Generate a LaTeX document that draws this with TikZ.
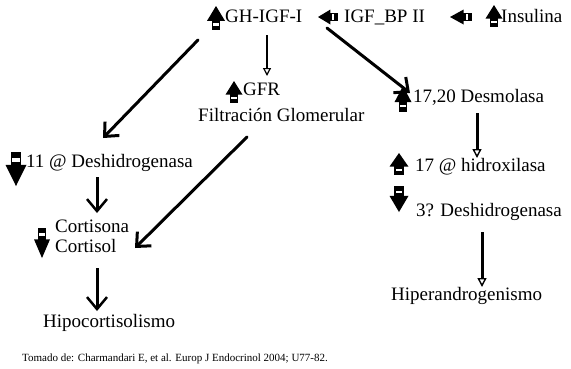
\documentclass[tikz,border=0pt]{standalone}
\usepackage{fontspec}
\setmainfont{Liberation Serif}
\usetikzlibrary{arrows.meta}
\tikzset{
  lbl/.style={anchor=base west, inner sep=0pt, font=\rmfamily\fontsize{19}{22}\selectfont},
  capt/.style={anchor=base west, inner sep=0pt, font=\rmfamily\fontsize{11}{13}\selectfont},
  diagarr/.style={line width=3pt, line cap=round, -{Straight Barb[length=11pt,width=20pt,line width=3pt]}},
  barbarr/.style={line width=3pt, -{Straight Barb[length=12pt,width=20pt,line width=2.5pt]}},
  thinarr/.style={line width=2pt, -{Triangle[open,length=8pt,width=8pt,line width=1.2pt]}},
  medarr/.style={line width=3pt, -{Triangle[open,length=9pt,width=9pt,line width=1.4pt]}},
}
\newcommand{\blkarrow}[5]{%
  \begin{scope}[shift={(#1,#2)},rotate=#5]
    \fill (-#3/2,0.12*#4) -- (0,-#4/2) -- (#3/2,0.12*#4) -- cycle;
    \fill (-0.24*#3,0.1*#4) rectangle (0.24*#3,#4/2);
    \fill[white] (-0.17*#3,0.22*#4) rectangle (0.17*#3,0.32*#4);
  \end{scope}}
\begin{document}
\begin{tikzpicture}[x=1pt,y=-1pt]
\useasboundingbox[fill=white] (0,0) rectangle (571,368);
% text nodes
\node[lbl] (gh) at (225,22) {GH-IGF-I};
\node[lbl] (igf) at (344,22) {IGF\_BP II};
\node[lbl] (ins) at (501,22) {Insulina};
\node[lbl] (gfr) at (243,95) {GFR};
\node[lbl] (filt) at (198,121) {Filtración Glomerular};
\node[lbl] (desm) at (413,102) {17,20 Desmolasa};
\node[lbl] (hidrox) at (415,171) {17 @ hidroxilasa};
\node[lbl] (tres) at (416,216) {3? Deshidrogenasa};
\node[lbl] (hiper) at (391,300) {Hiperandrogenismo};
\node[lbl] (once) at (26,167) {11 @ Deshidrogenasa};
\node[lbl] (cortisona) at (55,232) {Cortisona};
\node[lbl] (cortisol) at (55,252) {Cortisol};
\node[lbl] (hipo) at (43,327) {Hipocortisolismo};
\node[capt] (src) at (22,361) {Tomado de: Charmandari E, et al. Europ J Endocrinol 2004; U77-82.};
% block arrows
\blkarrow{216}{18}{18}{24}{0}
\blkarrow{328}{17}{15}{20}{90}
\blkarrow{461}{17}{15}{22}{90}
\blkarrow{494}{16}{17}{22}{0}
\blkarrow{234}{92}{17}{22}{0}
\blkarrow{403}{99}{17}{26}{0}
\blkarrow{399}{164}{19}{22}{0}
\blkarrow{399}{199}{19}{26}{180}
\blkarrow{16}{169}{21}{34}{180}
\blkarrow{42}{243}{16}{30}{180}
% connector end points
\coordinate (ghL) at (198,40);
\coordinate (onceT) at (103,138);
\coordinate (ghM) at (267,35);
\coordinate (gfrT) at (267,76);
\coordinate (ghR) at (327,28);
\coordinate (desmT) at (410,93);
\coordinate (filtB) at (247,137);
\coordinate (cortT) at (135,248);
\coordinate (onceB) at (97,177);
\coordinate (cortisonaT) at (97,213);
\coordinate (cortisolB) at (97,268);
\coordinate (hipoT) at (97,311);
\coordinate (desmB) at (477,113);
\coordinate (hidroxT) at (477,158);
\coordinate (tresB) at (482,232);
\coordinate (hiperT) at (482,287);
% connectors
\draw[diagarr] (ghL) -- (onceT);
\draw[thinarr] (ghM) -- (gfrT);
\draw[diagarr] (ghR) -- (desmT);
\draw[diagarr] (filtB) -- (cortT);
\draw[barbarr] (onceB) -- (cortisonaT);
\draw[barbarr] (cortisolB) -- (hipoT);
\draw[medarr] (desmB) -- (hidroxT);
\draw[medarr] (tresB) -- (hiperT);
\end{tikzpicture}
\end{document}
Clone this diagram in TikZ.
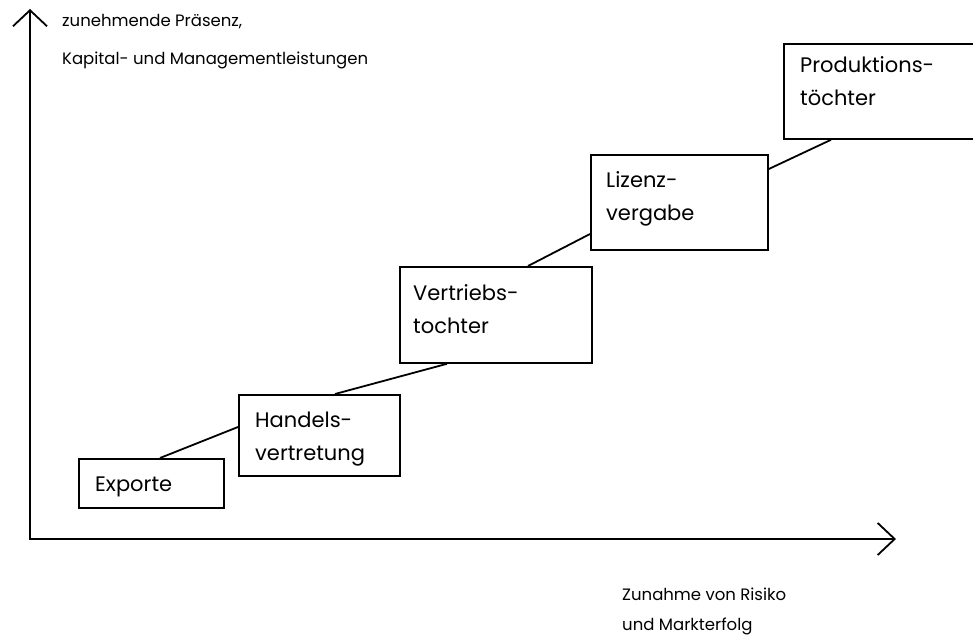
\documentclass[tikz,border=0pt]{standalone}
\usepackage{fontspec}
\setmainfont{Poppins}
\usetikzlibrary{arrows.meta, positioning}

\begin{document}
\begin{tikzpicture}[
          x=1pt, y=-1pt,
          stagebox/.style 2 args={draw, line width=1.8pt, minimum width=#1, minimum height=#2,
                                  inner sep=0pt, anchor=north west},
          stagetext/.style={anchor=base west, align=left, inner sep=0pt,
                            font=\fontsize{21}{33}\selectfont},
          axislabel/.style={anchor=base west, align=left, inner sep=0pt,
                            font=\fontsize{16.5}{38}\selectfont},
          link/.style={line width=1.8pt},
          axis/.style={line width=1.8pt,
                       {Straight Barb[length=16pt, width=34pt]}-{Straight Barb[length=17pt, width=32pt]}}
        ]
        \useasboundingbox (0,0) rectangle (973,636);
        \clip (0,0) rectangle (973,636);
        % axes
        \coordinate (ytip) at (30,9);
        \coordinate (origin) at (30,539);
        \coordinate (xtip) at (896,539);
        \draw[axis] (ytip) -- (origin) -- (xtip);
        % base anchor sits on the last line
        \node[axislabel] (ylab) at (62,65) {zunehmende Präsenz,\\Kapital- und Managementleistungen};
        \node[axislabel, font=\fontsize{16.5}{30}\selectfont] (xlab) at (622,630) {Zunahme von Risiko\\und Markterfolg};
        % stages
        \node[stagebox={145}{49}] (exp) at (78,458) {};
        \node[stagebox={161}{81}] (hv) at (238,394) {};
        \node[stagebox={192}{96}] (vt) at (399,266) {};
        \node[stagebox={177}{95}] (liz) at (590,154) {};
        \node[stagebox={210}{95}] (prod) at (783,43) {};
        \node[stagetext] (exptext) at ([shift={(17,33)}]exp.north west) {Exporte};
        \node[stagetext] (hvtext) at ([shift={(17,66)}]hv.north west) {Handels-\\vertretung};
        \node[stagetext] (vttext) at ([shift={(14,67)}]vt.north west) {Vertriebs-\\tochter};
        \node[stagetext] (liztext) at ([shift={(16,67)}]liz.north west) {Lizenz-\\vergabe};
        \node[stagetext] (prodtext) at ([shift={(17,63)}]prod.north west) {Produktions-\\töchter};
        % connectors
        \draw[link] ([shift={(82,0)}]exp.north west) -- ([shift={(0,33)}]hv.north west);
        \draw[link] ([shift={(97,0)}]hv.north west) -- ([shift={(48,0)}]vt.south west);
        \draw[link] ([shift={(129,0)}]vt.north west) -- ([shift={(0,80)}]liz.north west);
        \draw[link] ([shift={(0,15)}]liz.north east) -- ([shift={(48,0)}]prod.south west);
      \end{tikzpicture}
\end{document}
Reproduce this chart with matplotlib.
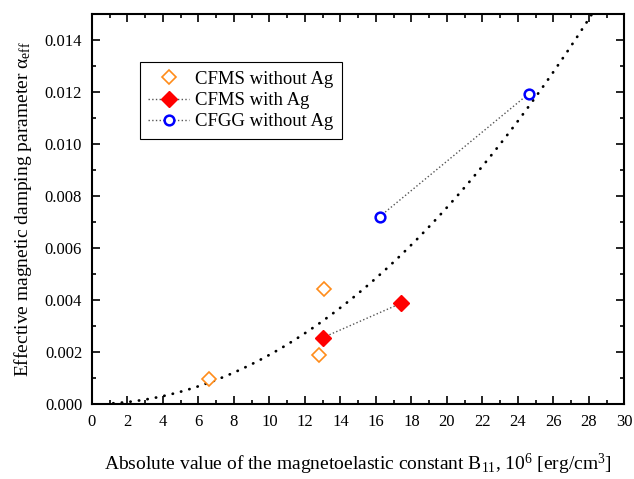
import matplotlib
matplotlib.use("Agg")
import matplotlib.pyplot as plt
import numpy as np
from matplotlib.ticker import MultipleLocator, FormatStrFormatter

plt.rcParams['font.family'] = ['Liberation Serif', 'DejaVu Serif']
plt.rcParams['mathtext.fontset'] = 'custom'
plt.rcParams['mathtext.rm'] = 'Liberation Serif'
plt.rcParams['mathtext.it'] = 'Liberation Serif'

# Data
cfms_noag_x = [6.6, 12.8, 13.1]
cfms_noag_y = [0.00095, 0.00187, 0.00443]
cfms_ag_x = [13.0, 17.4]
cfms_ag_y = [0.00255, 0.00387]
cfgg_x = [16.2, 24.6]
cfgg_y = [0.0072, 0.01193]
# quadratic fit curve y = a * x^2 (coefficient)
fit_a = 1.89e-5
fit_xrange = [1.2, 30.0]

fig = plt.figure(figsize=(6.34, 4.79), dpi=100)
ax = fig.add_axes([0.145, 0.1566, 0.84, 0.8142])

xf = np.linspace(fit_xrange[0], fit_xrange[1], 400)
ax.plot(xf, fit_a * xf**2, color='black', lw=2.0, linestyle=(0, (0.1, 3.0)),
        dash_capstyle='round', zorder=2)

ax.plot(cfms_noag_x, cfms_noag_y, linestyle='none', marker='D', ms=7,
        mfc='white', mec='#ff8c1a', mew=1.2, label='CFMS without Ag', zorder=3)
ax.plot(cfms_ag_x, cfms_ag_y, linestyle=':', color='#555555', lw=1.0, marker='D', ms=8,
        mfc='red', mec='red', label='CFMS with Ag', zorder=3)
ax.plot(cfgg_x, cfgg_y, linestyle=':', color='#555555', lw=1.0, marker='o', ms=7,
        mfc='white', mec='blue', mew=1.8, label='CFGG without Ag', zorder=3)

ax.set_xlim(0, 30)
ax.set_ylim(0, 0.015)
ax.xaxis.set_major_locator(MultipleLocator(2))
ax.xaxis.set_minor_locator(MultipleLocator(1))
ax.yaxis.set_major_locator(MultipleLocator(0.002))
ax.yaxis.set_minor_locator(MultipleLocator(0.001))
ax.yaxis.set_major_formatter(FormatStrFormatter('%.3f'))
ax.tick_params(which='both', direction='in', top=True, right=True, labelsize=12, width=1.2)
ax.tick_params(which='major', length=6, pad=7)
ax.tick_params(which='minor', length=3)
ax.set_ylim(0, 0.015)
for s in ax.spines.values():
    s.set_linewidth(1.5)

ax.set_xlabel(r'Absolute value of the magnetoelastic constant B$_{11}$, 10$^{6}$ [erg/cm$^{3}$]',
              fontsize=14, labelpad=16)
ax.set_ylabel(r'Effective magnetic damping parameter $\alpha_{\mathrm{eff}}$', fontsize=14, labelpad=8)

leg = ax.legend(loc='upper left', bbox_to_anchor=(0.072, 0.90), fontsize=13.5, frameon=True,
                fancybox=False, edgecolor='black', framealpha=1, handlelength=2.2,
                borderpad=0.45, labelspacing=0.22, handletextpad=0.3)
leg.get_frame().set_linewidth(0.8)

fig.savefig('out.png', dpi=100)
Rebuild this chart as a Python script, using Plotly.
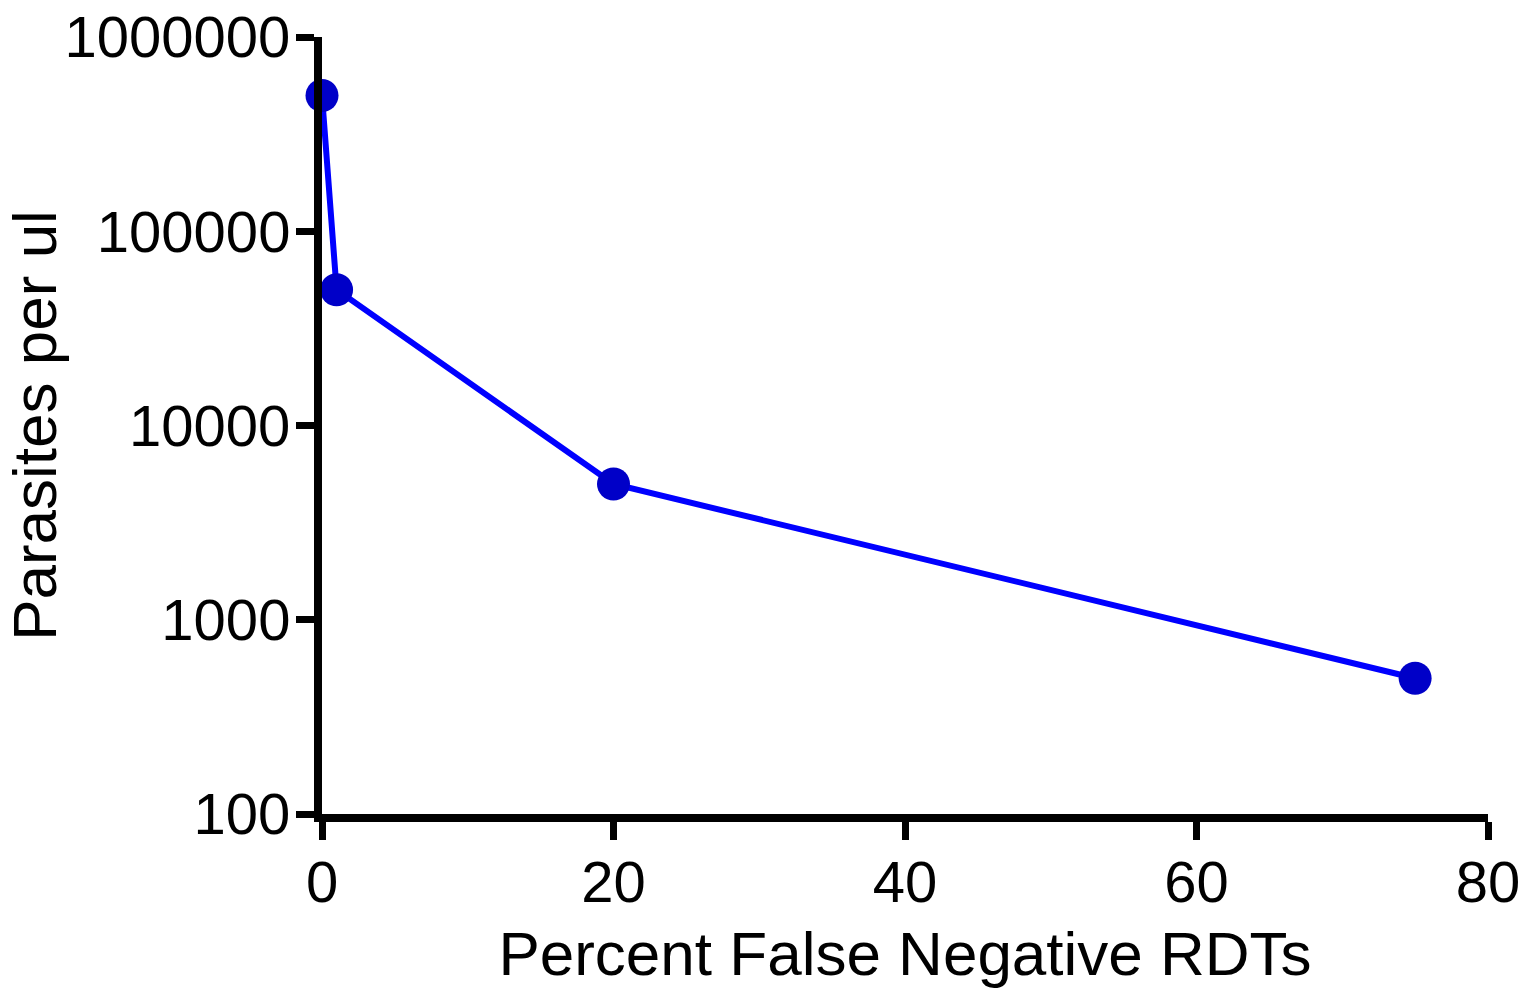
import plotly.graph_objects as go

percent_false_negative = [0, 1, 20, 75]
parasites_per_ul = [500000, 50000, 5000, 500]

x_ticks = [0, 20, 40, 60, 80]
y_ticks = [100, 1000, 10000, 100000, 1000000]
y_tick_labels = ["100", "1000", "10000", "100000", "1000000"]

fig = go.Figure()
fig.add_trace(go.Scatter(
    x=percent_false_negative,
    y=parasites_per_ul,
    mode="lines+markers",
    line=dict(color="#0000FF", width=6),
    marker=dict(color="#0000C8", size=33),
    cliponaxis=False,
    showlegend=False,
))

font_family = "Arial, Liberation Sans, sans-serif"
fig.update_layout(
    width=1522,
    height=991,
    margin=dict(l=322, r=34, t=37, b=177),
    paper_bgcolor="white",
    plot_bgcolor="white",
    font=dict(family=font_family, color="black"),
    xaxis=dict(
        range=[0, 80],
        tickvals=x_ticks,
        ticktext=[str(v) for v in x_ticks],
        showgrid=False,
        zeroline=False,
        showline=True,
        linecolor="black",
        linewidth=8,
        ticks="outside",
        ticklen=18,
        tickwidth=7,
        tickcolor="black",
        automargin=False,
        ticklabelstandoff=-8,
        tickfont=dict(size=58, family=font_family, color="black"),
        title=dict(text="Percent False Negative RDTs", font=dict(size=62, family=font_family, color="black"), standoff=22),
    ),
    yaxis=dict(
        type="log",
        range=[2, 6],
        tickvals=y_ticks,
        ticktext=y_tick_labels,
        showgrid=False,
        zeroline=False,
        showline=True,
        linecolor="black",
        linewidth=8,
        ticks="outside",
        ticklen=18,
        tickwidth=7,
        tickcolor="black",
        automargin=False,
        ticklabelstandoff=-6,
        tickfont=dict(size=58, family=font_family, color="black"),
        title=dict(text="Parasites per ul", font=dict(size=62, family=font_family, color="black"), standoff=24),
    ),
)

fig.write_html("out.html")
● ● ● ● ● ● ●
▸ **Short exercise**:
Set down the lines running from the one with "Reproduce this chart with matplotlib." through the one with "from matplotlib.ticker import", both ends kept, exactly and with no pictures.

▸ **The completed task**:
Reproduce this chart with matplotlib.
import matplotlib
matplotlib.use("Agg")
import matplotlib.pyplot as plt
import numpy as np
from matplotlib.ticker import MultipleLocator, FormatStrFormatter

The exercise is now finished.